Observador - 18 jun. 00:05
A Irmandade Muçulmana em França: uma ameaça camuflada
A Irmandade Muçulmana em França: uma ameaça camuflada
Não podemos ceder ao comunitarismo travestido de multiculturalismo. O liberalismo político não é uma passividade cultural — é uma defesa ativa de princípios universais.
Em nome da liberdade religiosa e do multiculturalismo, a Europa tem, por vezes, tolerado o intolerável. A França, em particular, tornou-se o campo de batalha simbólico entre o universalismo republicano e a crescente influência do islamismo político — onde a Irmandade Muçulmana desempenha um papel central, ainda que frequentemente disfarçado de moderação e diálogo intercultural.
O problema é real, embora muitos insistam em relativizá-lo. A Irmandade Muçulmana — com origem no Egito nos anos 1920 — não é apenas uma associação religiosa: é uma máquina ideológica, organizada, bem financiada e estrategicamente inserida em centros culturais, associações de caridade e até conselhos representativos de muçulmanos. O seu objetivo último é claro: estabelecer uma ordem social inspirada numa leitura islamista da religião, incompatível com os princípios fundamentais do liberalismo ocidental.
Liberdade religiosa sim — islamismo político não
Enquanto liberais, devemos ser firmes em distinguir a legítima liberdade de culto — um pilar de qualquer sociedade aberta — da tentativa de transformar essa liberdade numa plataforma para alterar as regras do jogo democrático. A Irmandade não se limita a organizar práticas religiosas ou a defender os direitos dos muçulmanos franceses. Ela promove uma conceção de sociedade em que as normas religiosas ganham primazia sobre a lei civil. Não por acaso, muitos dos seus discursos internos — e dos seus aliados intelectuais — defendem o uso do véu como marca identitária, a separação entre homens e mulheres em espaços públicos e a relativização da laicidade francesa.
Este tipo de ativismo político-religioso mina precisamente o que torna as democracias liberais únicas: a separação entre Estado e religião, a primazia do indivíduo sobre o grupo, e a universalidade da lei. A liberdade religiosa não pode ser instrumentalizada para fins que, no fundo, visam corroer a própria liberdade.

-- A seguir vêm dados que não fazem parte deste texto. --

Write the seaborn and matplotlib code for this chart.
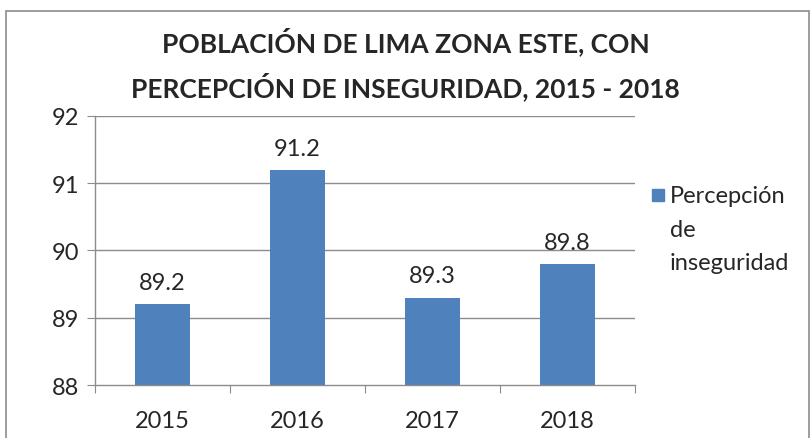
import matplotlib
matplotlib.use("Agg")
import matplotlib.pyplot as plt
import matplotlib.patches as mpatches
import seaborn as sns
import pandas as pd

years = ["2015", "2016", "2017", "2018"]
values = [89.2, 91.2, 89.3, 89.8]
yticks = [88, 89, 90, 91, 92]
series_name = "Percepción\nde\ninseguridad"
title = "POBLACIÓN DE LIMA ZONA ESTE, CON\nPERCEPCIÓN DE INSEGURIDAD, 2015 - 2018"

sns.set_style("white")
plt.rcParams["font.family"] = ["Lato", "DejaVu Sans"]

df = pd.DataFrame({"year": years, "value": values})
bar_color = "#4F81BD"
grid_color = "#8C8C8C"

fig = plt.figure(figsize=(8.11, 4.39), dpi=100)
ax = fig.add_axes([0.117, 0.1207, 0.666, 0.613])

sns.barplot(data=df, x="year", y="value", color=bar_color, width=0.41,
            saturation=1, ax=ax)
for p in ax.patches:
    p.set_edgecolor("none")

ax.set_ylim(88, 92)
ax.set_xlim(-0.5, 3.5)
ax.set_yticks(yticks)
ax.set_yticklabels([str(t) for t in yticks])
ax.set_xlabel("")
ax.set_ylabel("")

for t in yticks[1:]:
    ax.axhline(t, color=grid_color, lw=1, zorder=0)

for s in ["top", "right"]:
    ax.spines[s].set_visible(False)
for s in ["left", "bottom"]:
    ax.spines[s].set_color(grid_color)
    ax.spines[s].set_linewidth(1)

ax.tick_params(axis="y", length=6, color=grid_color, labelsize=17, pad=5,
               left=True)
ax.set_xticks([-0.5, 0.5, 1.5, 2.5, 3.5], minor=False)
ax.set_xticklabels([])
ax.set_xticks(range(len(years)), minor=True)
ax.set_xticklabels(years, minor=True)
ax.tick_params(axis="x", which="major", length=6, color=grid_color, bottom=True)
ax.tick_params(axis="x", which="minor", length=0, labelsize=17, pad=18)

for i, v in enumerate(values):
    ax.annotate(f"{v}", (i, v), xytext=(0, 8), textcoords="offset points",
                ha="center", va="bottom", fontsize=17)

fig.suptitle(title, x=0.5, y=0.938, fontsize=19, fontweight="bold",
             linespacing=1.65)

# legend drawn by hand so the swatch sits on the first text line
fig.patches.append(mpatches.Rectangle((652 / 811, 1 - 202 / 439), 12 / 811, 12 / 439,
                                      transform=fig.transFigure,
                                      color=bar_color))
fig.text(670 / 811, 1 - 186 / 439, series_name, ha="left", va="top",
         fontsize=17, linespacing=1.75)

border = mpatches.Rectangle((0.007, -0.1), 0.99, 1.072, transform=fig.transFigure,
                            fill=False, edgecolor="#8C8C8C", lw=1.2)
fig.patches.append(border)

fig.savefig("out.png", dpi=100)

Uma resposta liberal, não populista
O risco, evidentemente, é que o combate necessário ao islamismo político se transforme numa cruzada contra o Islão ou contra os muçulmanos enquanto tais. Seria um erro trágico. A esmagadora maioria dos muçulmanos em França vive em conformidade com os valores
republicanos, quer trabalhar, estudar e prosperar. A luta contra a Irmandade não é uma guerra contra uma fé — é uma defesa contra uma ideologia que instrumentaliza a fé para fins de poder.
A resposta deve, por isso, ser simultaneamente firme e fiel aos nossos valores: investigação rigorosa sobre o financiamento de organizações ligadas à Irmandade; combate às associações culturais e educativas que funcionam como braços ideológicos do islamismo; reforço da escola pública e da educação cívica para formar cidadãos — e não comunidades separadas por fé ou etnia.
Laicidade como condição da liberdade
A laicidade, tão criticada por certos setores como se fosse uma forma de repressão cultural, é, na verdade, a garantia da liberdade de todos. Num espaço público neutro, ninguém é obrigado a esconder as suas convicções — mas também ninguém tem o direito de impor aos outros os códigos da sua fé.
A França tem sido, há décadas, o laboratório europeu deste confronto civilizacional. Mas a lição é clara para toda a Europa, incluindo Portugal: não podemos ceder ao comunitarismo travestido de multiculturalismo. O liberalismo político não é uma passividade cultural — é uma defesa ativa de princípios universais, sem os quais a democracia se esvazia e a liberdade se torna frágil.
A Irmandade Muçulmana, com a sua aparência respeitável e linguagem moderada, representa um desafio subtil, mas profundo, ao modelo de sociedade livre que defendemos. Reconhecer isso não é alarmismo — é lucidez democrática.